Tom Whitestone

Current position
- Title: AAD (Associate Athletic Director)

Biographical details
- Born: April 10, 1964 Pittsfield, Massachusetts, U.S.
- Died: September 8, 2026 (aged 62) Harrisburg, North Carolina, U.S.

Accomplishments and honors

Awards
- Berkshire County Sports Hall of Fame (2019) UNC Charlotte Student-Athlete Advisory Committee Lifetime Achievement Award (2020) UNC Charlotte Athletics Hall of Fame (2026)

= Tom Whitestone =

American athletics administrator (1964–2026)

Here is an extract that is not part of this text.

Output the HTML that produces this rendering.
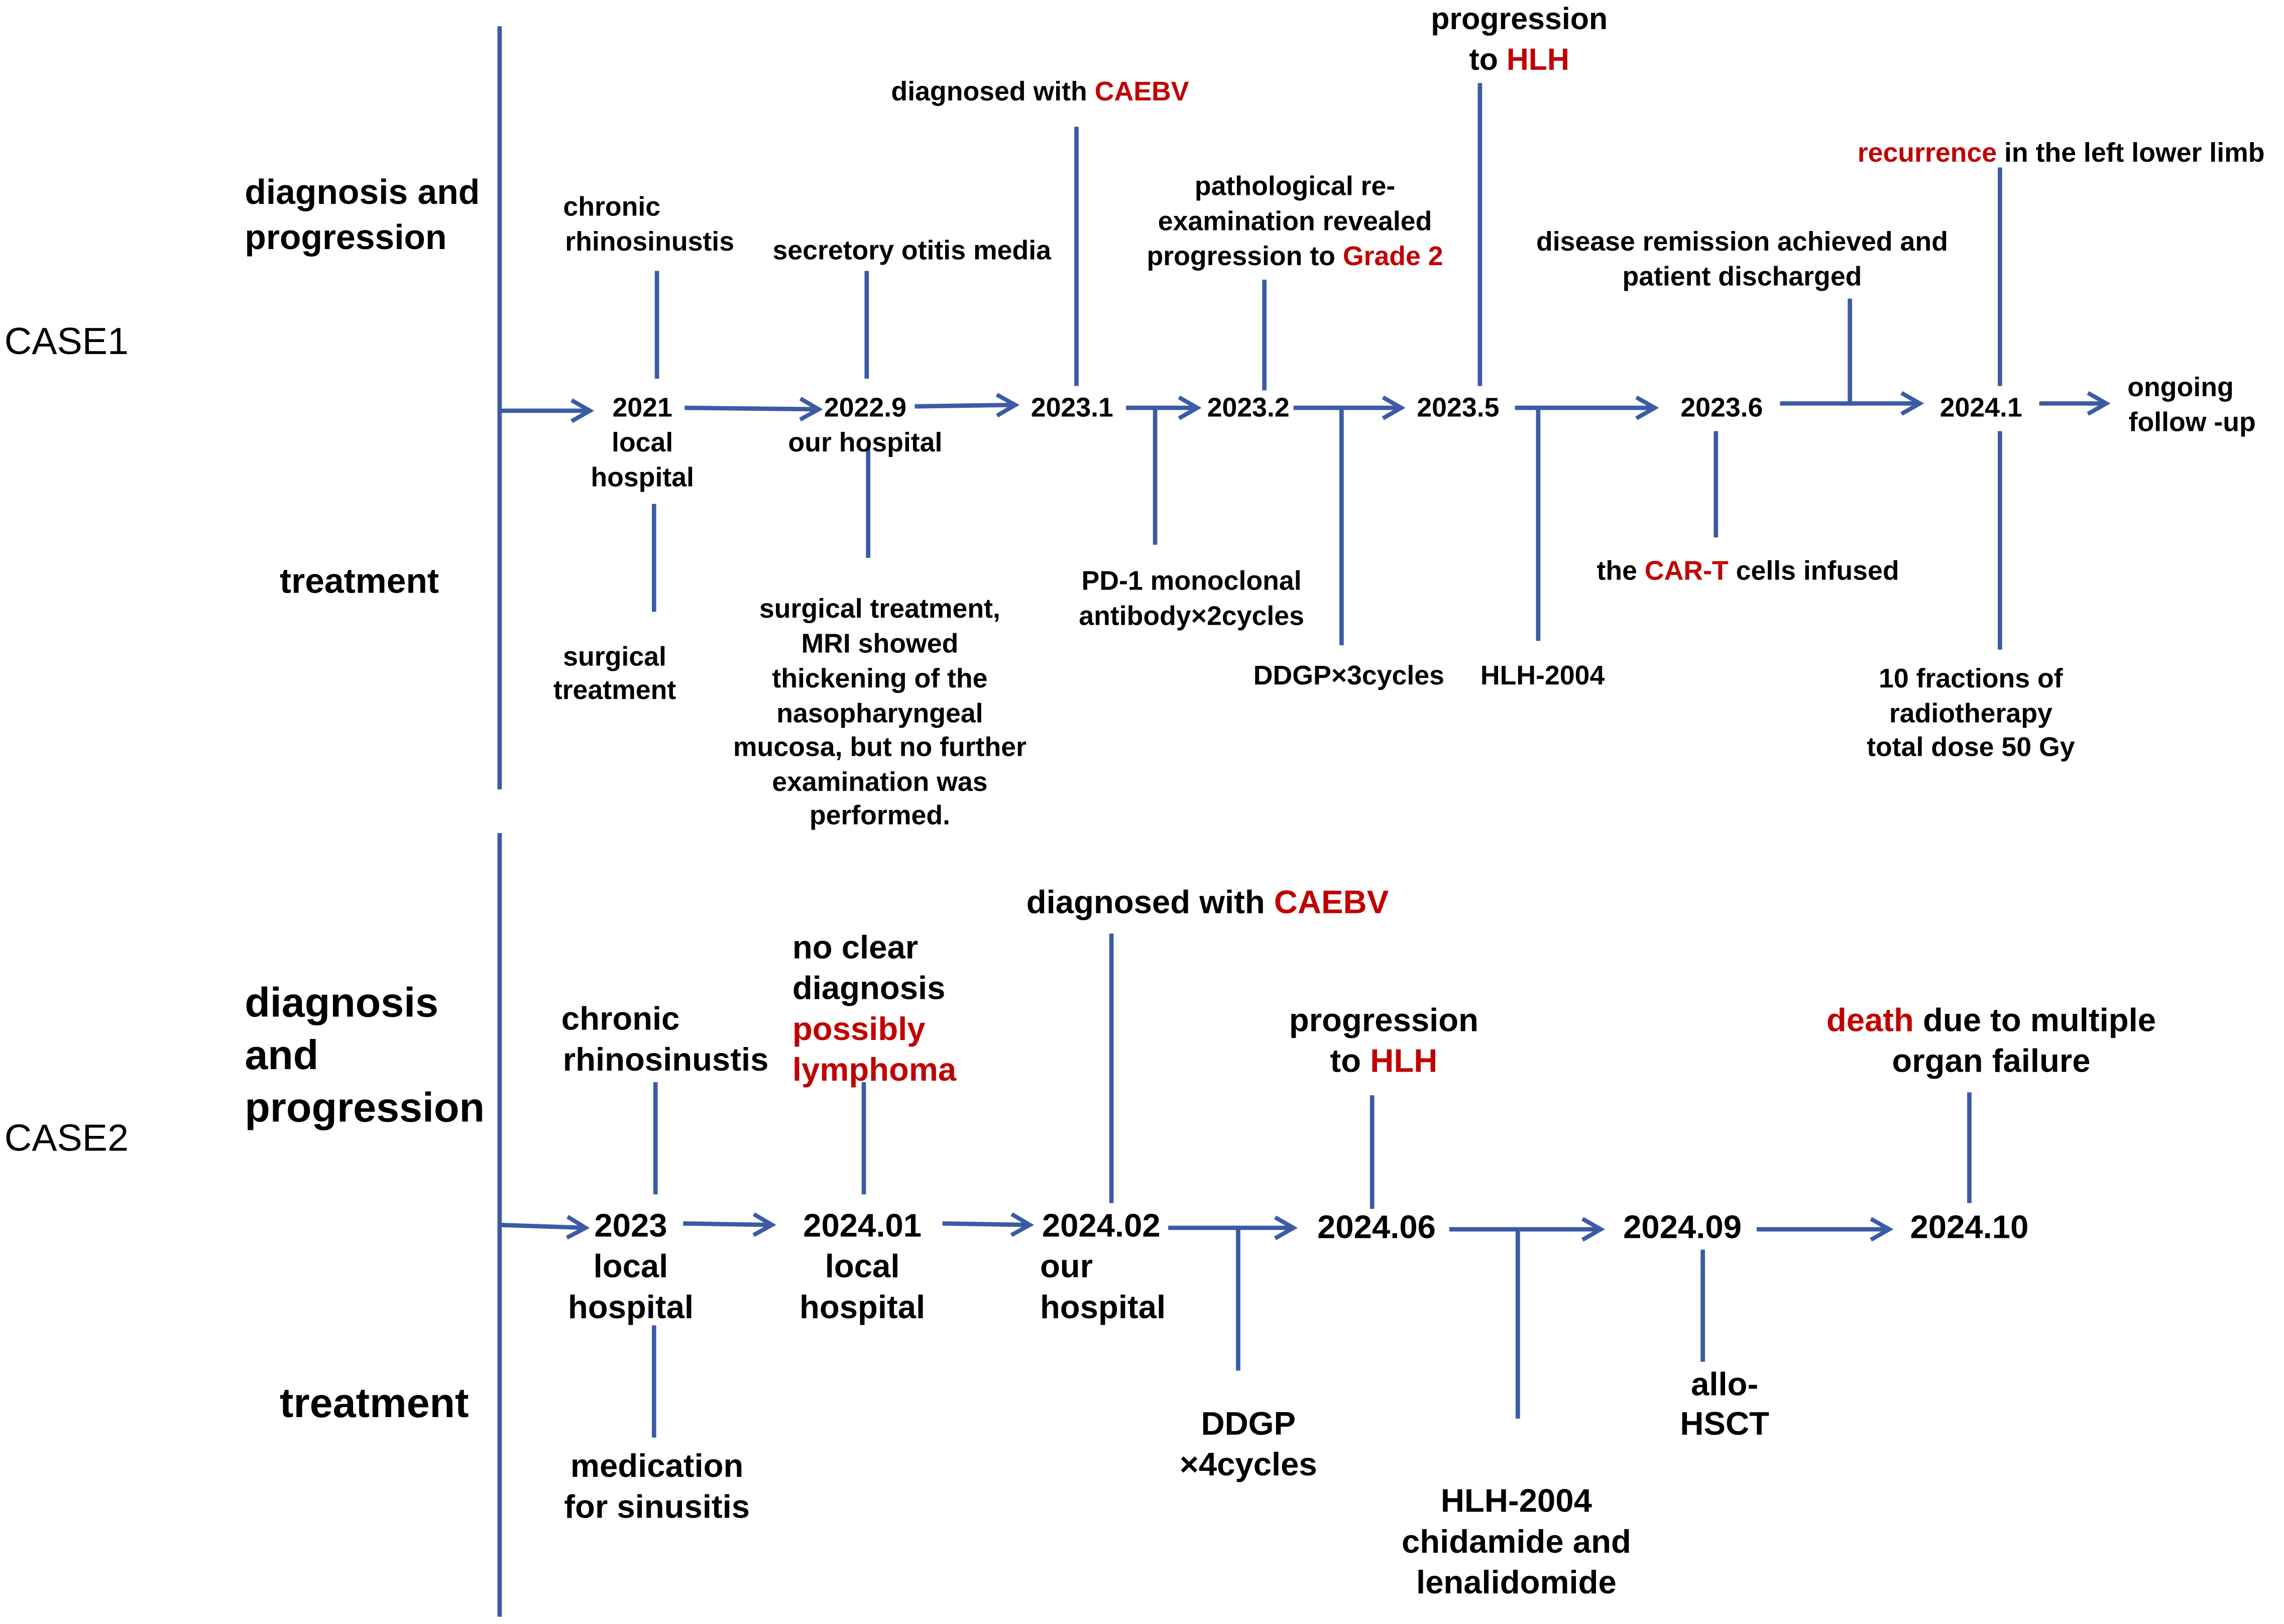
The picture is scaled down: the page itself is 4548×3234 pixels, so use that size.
<!DOCTYPE html>
<html><head><meta charset="utf-8"><style>
html,body{margin:0;padding:0;background:#fff}
svg{display:block}
text{font-family:"Liberation Sans",Arial,sans-serif;font-weight:bold;fill:#000}
.r{fill:#c00000}
.c1{font-size:18.5px;text-anchor:middle}
.c2{font-size:22.5px;text-anchor:middle}
.l{stroke:#3b5ba5;stroke-width:3;fill:none}
</style></head><body>
<svg width="4548" height="3234" viewBox="0 0 1568 1115" xmlns="http://www.w3.org/2000/svg">
<defs><marker id="a" viewBox="0 0 10 10" refX="8" refY="5" markerWidth="6" markerHeight="6" orient="auto" markerUnits="strokeWidth"><path d="M1,1 L8,5 L1,9" fill="none" stroke="#3b5ba5" stroke-width="1.6"/></marker></defs>
<g class="l">
<path d="M343 18V542M343 572V1110"/>
<path marker-end="url(#a)" d="M343 282L405 282"/>
<path marker-end="url(#a)" d="M470 280L562 281"/>
<path marker-end="url(#a)" d="M628 279L697 278"/>
<path marker-end="url(#a)" d="M773 280L822 280"/>
<path marker-end="url(#a)" d="M888 280L962 280"/>
<path marker-end="url(#a)" d="M1040 280L1136 280"/>
<path marker-end="url(#a)" d="M1222 277L1318 277"/>
<path marker-end="url(#a)" d="M1400 277L1446 277"/>
<path d="M451 186V260M595 186V260M739 87V265M868 192V268M1016 57V265M1270 205V277M1373 115V265"/>
<path d="M449 346V420M596 308V383M793 280V374M921 280V443M1056 280V440M1178 296V369M1373 296V446"/>
<path marker-end="url(#a)" d="M343 841L402 843"/>
<path marker-end="url(#a)" d="M469 840L530 841"/>
<path marker-end="url(#a)" d="M647 840L707 841"/>
<path marker-end="url(#a)" d="M802 843L888 843"/>
<path marker-end="url(#a)" d="M995 844L1099 844"/>
<path marker-end="url(#a)" d="M1206 844L1297 844"/>
<path d="M450 743V820M593 743V820M763 641V826M942 752V830M1352 750V826"/>
<path d="M449 910V987M850 843V941M1042 844V974M1169 858V935"/>
</g>
<text x="3" y="243" style="font-weight:normal;font-size:26px">CASE1</text>
<text x="3" y="790" style="font-weight:normal;font-size:26px">CASE2</text>
<text x="168" y="140" style="font-size:24px">diagnosis and</text>
<text x="168" y="171" style="font-size:24px">progression</text>
<text x="192" y="407" style="font-size:24px">treatment</text>
<text x="168" y="698" style="font-size:28.5px">diagnosis</text>
<text x="168" y="734" style="font-size:28.5px">and</text>
<text x="168" y="770" style="font-size:28.5px">progression</text>
<text x="192" y="973" style="font-size:28.5px">treatment</text>
<g class="c1">
<text x="441" y="286">2021</text><text x="441" y="310">local</text><text x="441" y="334">hospital</text>
<text x="594" y="286">2022.9</text><text x="594" y="310">our hospital</text>
<text x="736" y="286">2023.1</text><text x="857" y="286">2023.2</text><text x="1001" y="286">2023.5</text>
<text x="1182" y="286">2023.6</text><text x="1360" y="286">2024.1</text>
<text x="1497" y="272">ongoing</text><text x="1505" y="296">follow -up</text>
<text x="420" y="148">chronic</text><text x="446" y="172">rhinosinustis</text>
<text x="626" y="178">secretory otitis media</text>
<text x="714" y="69">diagnosed with <tspan class="r">CAEBV</tspan></text>
<text x="889" y="134">pathological re-</text><text x="889" y="158">examination revealed</text>
<text x="889" y="182">progression to <tspan class="r">Grade 2</tspan></text>
<text x="1043" y="20" style="font-size:21px">progression</text>
<text x="1043" y="48" style="font-size:21px">to <tspan class="r">HLH</tspan></text>
<text x="1196" y="172">disease remission achieved and</text><text x="1196" y="196">patient discharged</text>
<text x="1415" y="111"><tspan class="r">recurrence</tspan> in the left lower limb</text>
<text x="422" y="457">surgical</text><text x="422" y="480">treatment</text>
<text x="604" y="424">surgical treatment,</text><text x="604" y="448">MRI showed</text>
<text x="604" y="472">thickening of the</text><text x="604" y="496">nasopharyngeal</text>
<text x="604" y="519">mucosa, but no further</text><text x="604" y="543">examination was</text>
<text x="604" y="566">performed.</text>
<text x="818" y="405">PD-1 monoclonal</text><text x="818" y="429">antibody×2cycles</text>
<text x="926" y="470">DDGP×3cycles</text><text x="1059" y="470">HLH-2004</text>
<text x="1200" y="398">the <tspan class="r">CAR-T</tspan> cells infused</text>
<text x="1353" y="472">10 fractions of</text><text x="1353" y="496">radiotherapy</text><text x="1353" y="519">total dose 50 Gy</text>
</g>
<g class="c2">
<text x="433" y="849">2023</text><text x="433" y="877">local</text><text x="433" y="905">hospital</text>
<text x="592" y="849">2024.01</text><text x="592" y="877">local</text><text x="592" y="905">hospital</text>
<text x="756" y="849">2024.02</text><text x="714" y="877" style="text-anchor:start">our</text><text x="714" y="905" style="text-anchor:start">hospital</text>
<text x="945" y="850">2024.06</text><text x="1155" y="850">2024.09</text><text x="1352" y="850">2024.10</text>
<text x="426" y="707">chronic</text><text x="457" y="735">rhinosinustis</text>
<text x="544" y="658" style="text-anchor:start">no clear</text><text x="544" y="686" style="text-anchor:start">diagnosis</text>
<text x="544" y="714" class="r" style="text-anchor:start">possibly</text><text x="544" y="742" class="r" style="text-anchor:start">lymphoma</text>
<text x="829" y="627">diagnosed with <tspan class="r">CAEBV</tspan></text>
<text x="950" y="708">progression</text><text x="950" y="736">to <tspan class="r">HLH</tspan></text>
<text x="1367" y="708"><tspan class="r">death</tspan> due to multiple</text><text x="1367" y="736">organ failure</text>
<text x="451" y="1014">medication</text><text x="451" y="1042">for sinusitis</text>
<text x="857" y="985">DDGP</text><text x="857" y="1013">×4cycles</text>
<text x="1041" y="1038">HLH-2004</text><text x="1041" y="1066">chidamide and</text><text x="1041" y="1094">lenalidomide</text>
<text x="1184" y="958">allo-</text><text x="1184" y="985">HSCT</text>
</g>
</svg>
</body></html>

Thomas Elkin Whitestone (April 10, 1964 – September 8, 2026) was an American college athletics administrator. He served as the Associate Athletic Director at the University of North Carolina at Charlotte for 37 years, until his retirement in 2024. Whitestone was featured in the Berkshire County Sports Hall of Fame in 2019 and the UNC Charlotte Athletics Hall of Fame in 2026.

==Early life==
Thomas Elkin Whitestone was born in Pittsfield, Massachusetts, on April 10, 1964. He was the son of W. S. Peter, and his wife, Jane Stephenson Whitestone. Whitestone had three siblings, Kenneth, Robert, and Stephen Whitestone. He studied elementary at Cheshire, before graduating from Pittsfield High School.

==Career==
Whitestone started his career when he got a job at the University of North Carolina. He joined the athletics department in 1987 as Director of Sports Information for over 37 years before his retirement in 2024. He became the spokesperson for Charlotte 49ers. While in his term, he had work relations with many associations such as National Collegiate Athletic Association and College Sports Communicators. He got featured for being one of the people that created the 2013 Charlotte 49ers football team. In 2020, he created the UNC Charlotte Athletics Hall of Fame, he received the UNC Charlotte Student-Athlete Advisory Committee (SAAC) Lifetime Achievement Award in the same year. He later retired in 2024.

==Personal life and death==
Whitestone was married to Kim Whitestone, they had two children together, Sam and Allie Whitestone.

Whitestone died from cancer at Harrisburg, North Carolina, on September 8, 2026, at the age of 62.

==Legacy==
"Tom Whitestone loved our university, He had the gift of bringing a story to life, especially when focusing on our student-athletes. He did not just give our fans the stats. He found a way to memorialize important games, events, and individuals. He truly bled green.", Judy Rose, who was the Athletic Director Emerita of the university, said mourning his death. University of North Carolina named him to the sixth induction class of the UNC Charlotte Athletics Hall of Fame.